A day in the life of an Ohioan turned New Yorker
The Big Apple has Taken a Bite Outta Me...
Published on February 26, 2005 By alison watkins In Home & Family
I've been living in NY for a little over 2 months and I just realize that I do not have one single friend. It's kind of sad and pathetic. Sure, I have my husband and he's nothing short of wonderful, but I need friends to go shopping with. I need friends to go to the salon with. I need friends to go out to coffee and gossip with. Male or female, or whatever... I need a friend!

When I was in Undergrad back in Ohio it seems like I had friends out the ass. For my 21st birthday party, I had so many friends that we filled up an entire bar. I had so many friends that for my Senior Recital I recieved dozens of bouquets of flowers and had an entourage follow me for an after party at a local resturaunt. When I got married, all of my friends witnessed it. I had friends to go shopping with, friends to go to the salon with, friends to go out for coffee and gossip with...Hell, whenever I would fart a friend would appear out of nowhere.

I was like JLo, with only a portion of the large ass.

Now I'm in NY. Where I have no friends. Where they all think I'm some kind of hick because I'm not like them. Because i speak with a funny accent. Because I can't afford the same things they can afford.

I just want some friends, dammit!

The big apple has officially taken a bite outta me....and it's not pleasant.

Comments
on Feb 26, 2005
LW:
Yeah, I should sign up to do something. I do not want to become a recluse. Thanks for the advice!
on Feb 26, 2005
I exactly know the feeling what it is to be at home by yourself , as this is the case with me everyday.

I pass the time playing games , writing articles on here , downloading WB skins , etc.

Sometimes being social is a hard thing.

The kind of person I am , which I have adhd and Bi-polar , we are well known to wanting time to ourselves all the time ... so dont feel bad. your time will come eventually when you will meet that special someone or group of friends.
on Feb 26, 2005
Al~ It's so hard moving to a new place. I moved to Vegas from Minnesota in August, and while I go out for happy hour or to dinner with some of the teachers from work, we don't really have any "friends" either. Ryan's the only person I spend a substantial amount of time with.
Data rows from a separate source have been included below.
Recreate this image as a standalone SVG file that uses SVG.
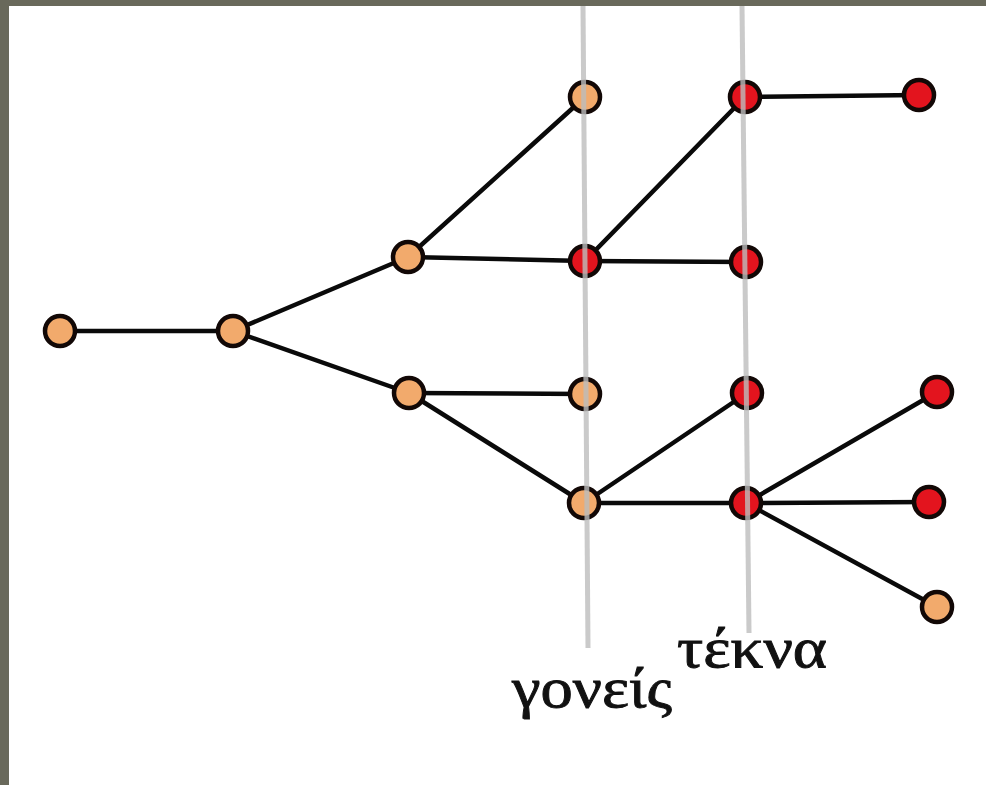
<svg xmlns="http://www.w3.org/2000/svg" width="986" height="785" viewBox="0 0 986 785">
  <style>
    .edge { stroke: #0a0a0a; stroke-width: 4.5; stroke-linecap: round; fill: none; }
    .node { stroke: #120806; stroke-width: 4.5; }
    .light { fill: #f2aa6c; }
    .dark { fill: #e3141e; }
    .guide { stroke: #bdbdbd; stroke-width: 5; opacity: 0.8; }
    .label { font-family: "Liberation Serif", "DejaVu Serif", serif; font-size: 56px; fill: #111; stroke: #111; stroke-width: 0.9; }
  </style>
  <!-- frame -->
  <rect x="0" y="0" width="986" height="785" fill="#ffffff"/>
  <rect x="0" y="0" width="986" height="6" fill="#69695b"/>
  <rect x="0" y="0" width="9" height="785" fill="#69695b"/>

  <g id="connectors">
    <line class="edge" x1="60" y1="331" x2="233" y2="331"/>
    <line class="edge" x1="233" y1="331" x2="408" y2="257"/>
    <line class="edge" x1="233" y1="331" x2="409" y2="393"/>
    <line class="edge" x1="408" y1="257" x2="585" y2="97"/>
    <line class="edge" x1="408" y1="257" x2="585" y2="261"/>
    <line class="edge" x1="409" y1="393" x2="585" y2="394"/>
    <line class="edge" x1="409" y1="393" x2="584" y2="503"/>
    <line class="edge" x1="585" y1="261" x2="745" y2="97"/>
    <line class="edge" x1="585" y1="261" x2="746" y2="262"/>
    <line class="edge" x1="584" y1="503" x2="747" y2="393"/>
    <line class="edge" x1="584" y1="503" x2="746" y2="503"/>
    <line class="edge" x1="745" y1="97" x2="919" y2="95"/>
    <line class="edge" x1="746" y1="503" x2="937" y2="392"/>
    <line class="edge" x1="746" y1="503" x2="929" y2="502"/>
    <line class="edge" x1="746" y1="503" x2="937" y2="607"/>
  </g>

  <g id="n-root"><circle class="node light" cx="60" cy="331" r="15"/></g>
  <g id="n-b"><circle class="node light" cx="233" cy="331" r="15"/></g>
  <g id="n-c"><circle class="node light" cx="408" cy="257" r="15"/></g>
  <g id="n-d"><circle class="node light" cx="409" cy="393" r="15"/></g>
  <g id="n-e"><circle class="node light" cx="585" cy="97" r="15"/></g>
  <g id="n-f"><circle class="node dark" cx="585" cy="261" r="15"/></g>
  <g id="n-g"><circle class="node light" cx="585" cy="394" r="15"/></g>
  <g id="n-h"><circle class="node light" cx="584" cy="503" r="15"/></g>
  <g id="n-i"><circle class="node dark" cx="745" cy="97" r="15"/></g>
  <g id="n-j"><circle class="node dark" cx="746" cy="262" r="15"/></g>
  <g id="n-k"><circle class="node dark" cx="747" cy="393" r="15"/></g>
  <g id="n-l"><circle class="node dark" cx="746" cy="503" r="15"/></g>
  <g id="n-m"><circle class="node dark" cx="919" cy="95" r="15"/></g>
  <g id="n-n"><circle class="node dark" cx="937" cy="392" r="15"/></g>
  <g id="n-o"><circle class="node dark" cx="929" cy="502" r="15"/></g>
  <g id="n-p"><circle class="node light" cx="937" cy="607" r="15"/></g>

  <!-- generation guides -->
  <g id="guides">
    <line class="guide" x1="583" y1="6" x2="588" y2="648"/>
    <line class="guide" x1="742" y1="6" x2="749" y2="633"/>
  </g>

  <g id="labels">
    <text class="label" x="677" y="667" textLength="150" lengthAdjust="spacingAndGlyphs">τέκνα</text>
    <text class="label" x="512" y="707" textLength="160" lengthAdjust="spacingAndGlyphs">γονείς</text>
  </g>
</svg>
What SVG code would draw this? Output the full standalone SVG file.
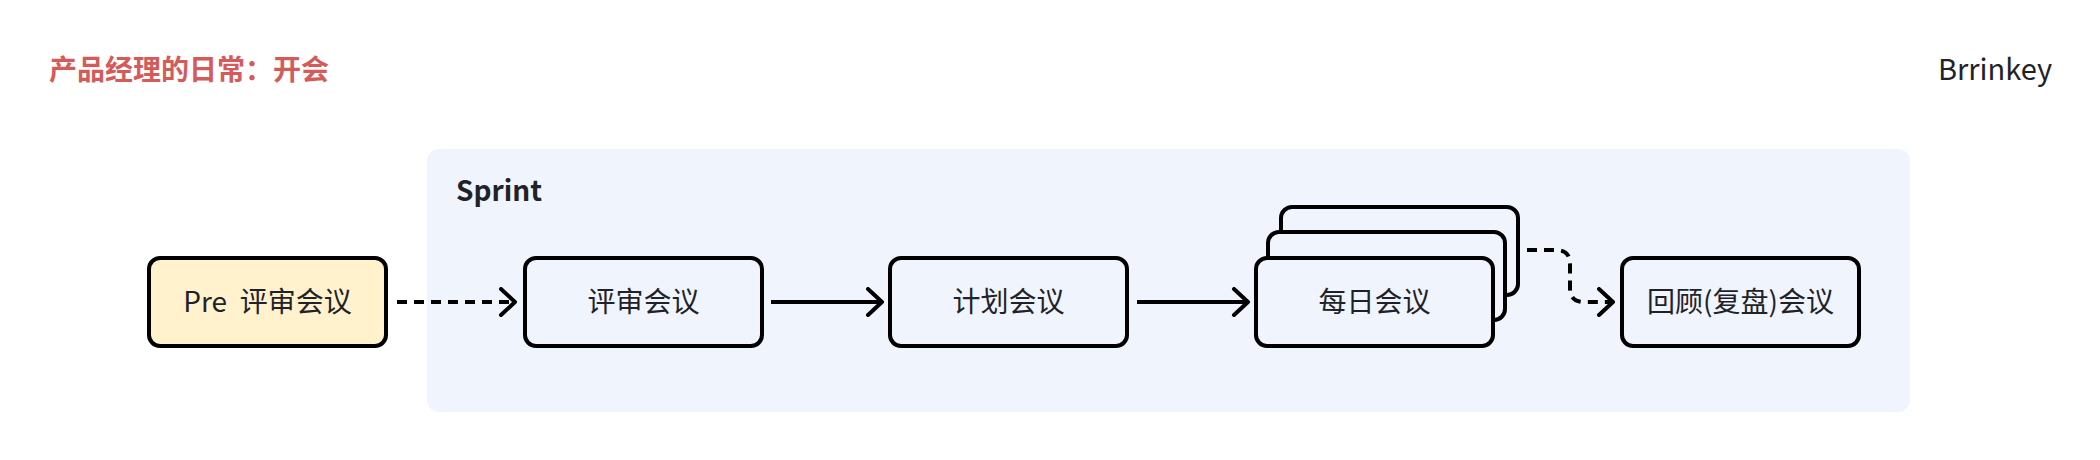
<svg xmlns="http://www.w3.org/2000/svg" width="2100" height="460" viewBox="0 0 2100 460">
<defs>
<style>
.t{font-family:"Noto Sans CJK SC","Noto Sans",sans-serif;font-size:28px;fill:#1f2329}
.n{stroke:#000;stroke-width:4;fill:#eff4fd}
.e{fill:none;stroke:#000;stroke-width:4}
.d{stroke-dasharray:10 7}
</style>
<marker id="ah" viewBox="0 0 20 30" refX="17" refY="15" markerWidth="20" markerHeight="30" markerUnits="userSpaceOnUse" orient="auto">
<path d="M3,2 L17,15 L3,28" fill="none" stroke="#000" stroke-width="4" stroke-linecap="round" stroke-linejoin="round"/>
</marker>
</defs>
<rect width="2100" height="460" fill="#fff"/>
<text class="t" x="49" y="80" style="fill:#d55b5b;font-weight:bold">产品经理的日常：开会</text>
<text class="t" x="2052" y="80" text-anchor="end" style="font-size:29px">Brrinkey</text>
<g id="sprint">
<rect x="427" y="149" width="1483" height="263" rx="12" fill="#eff4fd"/>
<text class="t" x="456" y="201" style="font-weight:bold">Sprint</text>
</g>
<g id="pre">
<rect class="n" x="149" y="258" width="237" height="88" rx="11" style="fill:#fff2cc"/>
<text class="t" x="267.5" y="312" text-anchor="middle" xml:space="preserve">Pre  评审会议</text>
</g>
<g id="review">
<rect class="n" x="525" y="258" width="237" height="88" rx="11"/>
<text class="t" x="643.5" y="312" text-anchor="middle">评审会议</text>
</g>
<g id="plan">
<rect class="n" x="890" y="258" width="237" height="88" rx="11"/>
<text class="t" x="1008.5" y="312" text-anchor="middle">计划会议</text>
</g>
<g id="daily">
<rect class="n" x="1281" y="207" width="237" height="88" rx="11"/>
<rect class="n" x="1268" y="232" width="237" height="88" rx="11"/>
<rect class="n" x="1256" y="258" width="237" height="88" rx="11"/>
<text class="t" x="1374.5" y="312" text-anchor="middle">每日会议</text>
</g>
<g id="retro">
<rect class="n" x="1622" y="258" width="237" height="88" rx="11"/>
<text class="t" x="1740.5" y="312" text-anchor="middle">回顾(复盘)会议</text>
</g>
<g id="connectors">
<path class="e d" d="M397,302 L515,302" marker-end="url(#ah)"/>
<path class="e" d="M771,302 L882,302" marker-end="url(#ah)"/>
<path class="e" d="M1137,302 L1248,302" marker-end="url(#ah)"/>
<path class="e d" d="M1527,250 L1556,250 Q1570,250 1570,264 L1570,288 Q1570,302 1584,302 L1613,302" marker-end="url(#ah)"/>
</g>
</svg>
We did get involved with our church. One of our first Sundays there I just kinda jumped the gun and joined a Bible study at someone's home. And you know what? It's turned out to be great. Everyone's older than us and has families and stuff, but its nice just to connect with some cool people once a week that aren't people from school.

I have a hard time making connections here and really getting to know people, too...because I know I don't want to stay here for long...so what's the point? And if you get close to people at school, then you get all tied up in all that gossip crap that happens and I don't want that to happen. I'd rather keep my distance.

Give yourself some time, and like S said...get out and join something...a book club, water aerobics, a gym, something that will get you out of the house and with other people.
on Feb 27, 2005
I can relate. I mean I haven't moved or anything, but I started a new job a few months ago and I haven't been able to connect with any of my fellow co-workers. At all the jobs I've ever had, I as able to make at least one friend out of it, but at this one I haven't found any. But anyway, I know how it is.

It's always harder in the big city to find people that you can connect with but it all starts by getting house and doing stuff. I hope you find the friends you're looking for. You're a nice, intellegent, and you seem to be a well-spoken person, I don't see you having a hard time not making friends. But I wish you the best.

-mx-
on Feb 27, 2005
Jason-
Thanks for the encouragement. Just out of curiousity, when were you diagnosed? I understand how being bipolar would make you want to be by yourself. I have a friend (in OH of course) who's bipolar and she flip flops from being social to not.

Marcie-
I think Hardin and I want to go out and join a church, there are just so many. We should really get our butts outta bed sooner on Sundays...Or let me rephrase...he should get outta bed sooner!

I know what you mean about gossip. I am trying to avoid getting involved with it at all costs out here. It's a nasty circle.

MX-
Relating to coworkers is so difficult at times. Especially being the new kid. You don't want to say anyting wrong in fear of the gossip circle turning on you!

Everyone who just commented:
It sounds like we're all in this together! hehe. We should post blogs about this topic and keep eachother updated. I think instead of doing my aerobics at home maybe I should go to the gym, instead. Sure, it will cost money, but hey, I'm a working gal. I think maybe next week I'll go church hunting, too. I'm not the most religious person on earth, but church tends to be a good way to meet people and it's something I should really get back into doing. Wow...my grandmother would be proud.
on Feb 28, 2005
Alison, sorry you're not having fun time in NY. Find a church is a good plan. That will be sure to keep you active. Friendship will come in time though. Everyone is correct though, you have to go out there and be active in the community. Not necessarily being an activist, but participating might get you to meet people. You have the right plan, joining a gym. That's good too. I still have friends and contacts in NY so if you need to meet someone, depending on your activity. Let me know.